As demand has risen, that tolerance has gone down. And now we’re seeing more failures than we used to.

There are other factors like HDCP and EDID and CEC that need to be successfully negotiated digitally before audio and video will be sent down the pipeline as well.

So, where am I going here? I mentioned that the higher speed or higher bandwidth was a factor. The more you are trying to jam down a pipe, the more demand there is for that pipe’s capacity. The bottom line is that now that the demands have gone way up with 4K resolution at 60 fps or more, with HDR metadata, and uncompressed audio — if the copper in the cable isn’t stout enough and isn’t stout enough in the right places for a given length of cable, then failure is imminent in a way it wasn’t before.

Demands were lower in the past, so there was more tolerance for error. As demand has risen, that tolerance has gone down. And now we’re seeing more failures than we used to.

The longer your HDMI cable is, the better built the cable needs to be, or the more urgency there is to go to a different kind of cable that isn’t just a bunch of thin copper inside.

So, what if you buy a cable that says “HDMI 2.1” on it, or “8K certified,” or “48 Gbps guaranteed”? Then that cable should work, right? It says “certified” right on the package. Well, in a perfect world, yes. It should. And for shorter runs, it probably will. But all I can say is that we’re hearing about a lot more failures than we used to. That’s the A/V world we’re living in.

The Zeskit Ultra High Speed 8K HDMI cable.
Zeskit

And it’s not just the cables, but the source devices and receiving devices we use. Those are changing, too. It’s an evolving situation and, based on conversations I’ve had with some industry folks who are in the know … it’s kind of a mess, and getting messier.

What to look for

So, what do we look for when shopping for HDMI cables that will reduce the risk that something will go wrong? And if it does go wrong, what do you do? First, buy from a reputable retailer so you can get a refund or exchange for another product. Save your receipts!
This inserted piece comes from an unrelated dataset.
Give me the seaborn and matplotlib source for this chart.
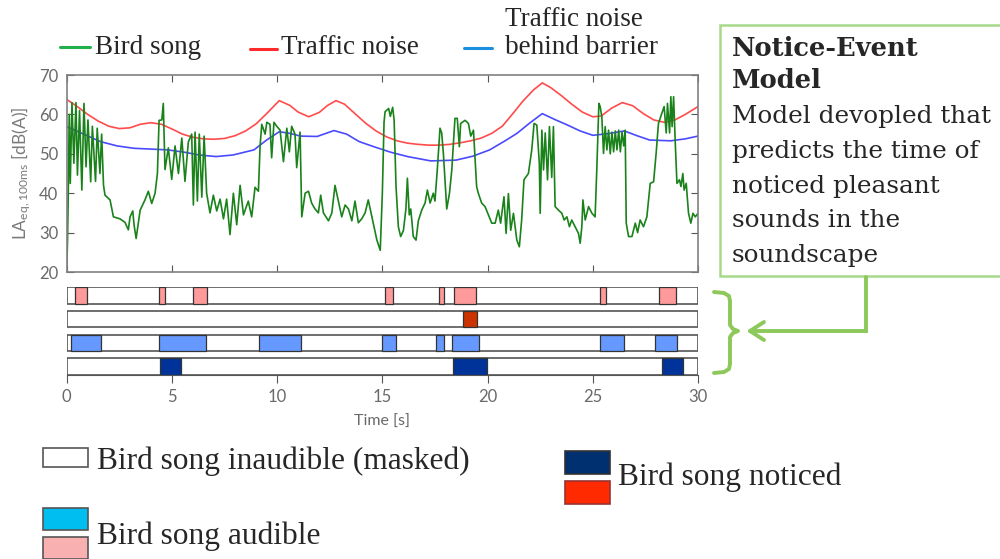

Second, when you do get your cable, plug it in and stress-test it before you do anything else. Game in 4K/120Hz or do whatever the highest-demand audio and video thing you might want from your system. Do it before you carefully route cables and move hundreds of pounds of equipment back and forth. If it works, great. If it doesn’t? Exchange it. This should save you from learning the hard way that your cable doesn’t work, and you should be able to remedy the problem relatively quickly.

In terms of picking an HDMI cable, all I can do is try to point you in the right direction.

Keep in mind the following advice is for folks who are dealing with 4K, high frame rates, HDR, next-gen consoles — that kind of advanced stuff. Or, if you’re someone who just wants to future-proof as much as possible. If you’re hooking up your PS3 or an old laptop, you’re going to be fine with most of the decent HDMI cables on the market today.

Copper Cables

First off, you’ll be safest if you don’t buy a standard, copper-based HDMI cable shorter than 1 meter, or 3 feet in the US. If you do, there’s a possibility the clock I mentioned earlier won’t work and the cable could fail. So even though it may be longer than you think you need, you’re safest by starting at 1 meter.

From there, don’t go with a standard copper cable longer than 3 meters. I’ll get to other cable types in a moment, but between 2 and 3 meters make sure that the cable is rated to handle 48Gbps, and buy a cable from a brand you trust. I’m not going to specify brands here, but if you’ve never heard of the brand before – well, it could be OK, but you’re taking a risk. Be sure you’re alright with taking that chance and be prepared to return it if it doesn’t work.

Also, don’t buy the cheapest cable, and don’t buy anything outrageously expensive. The good stuff is somewhere in the middle. The really expensive cables are probably going to be totally reliable but they are probably overkill. However, the notion that anything other than the most basic inexpensive cable is snake oil is just not true.

HDMI AOC

If you are going to run an HDMI cable over 3 meters (or over 10 feet for cables sold in the U.S.), I think you should very seriously consider stepping up to an HDMI Active Optical Cable or HDMI AOC. You could get away with longer runs with copper cables before, but it’s too risky now.

HDMI AOC is a hybrid that uses fiber optics for some jobs and copper for others and is a much safer bet for longer runs. How long is HDMI AOC reliable in a 40Gbps world? We are still trying to determine that but will update this article as soon as we find out. I can say that if an HDMI AOC cable doesn’t work, there’s one more step up for longer runs.

HDMI Cable Power type cable with USB power connector
Amazon

HDMI Cable Power

That would be HDMI Cable Power. There are two types of utilizing the HDMI Cable Power feature. Right now, most devices don’t have HDMI Cable Power built in, so the HDMI Cable Power cables you get will come with a separate connector that will provide power via USB, for example. But in the future, as more devices support HDMI Cable Power, you’ll be able to start using HDMI Cable Power cables without that little connector – the power will be baked into the HDMI cable connector itself. If HDMI AOC doesn’t work, HDMI Cable power should.

One more important note. If you are talking about in-wall use, then you need to make sure that – on top of everything else we just discussed – the cable is rated for in-wall use. That usually means it has a special jacket on the outside to prevent the spread of, or in some cases, the cause of a fire.

I understand there’s a lot to absorb here, but I hope this explanation and guide have been helpful. As always, I’ll update this article as new information is presented.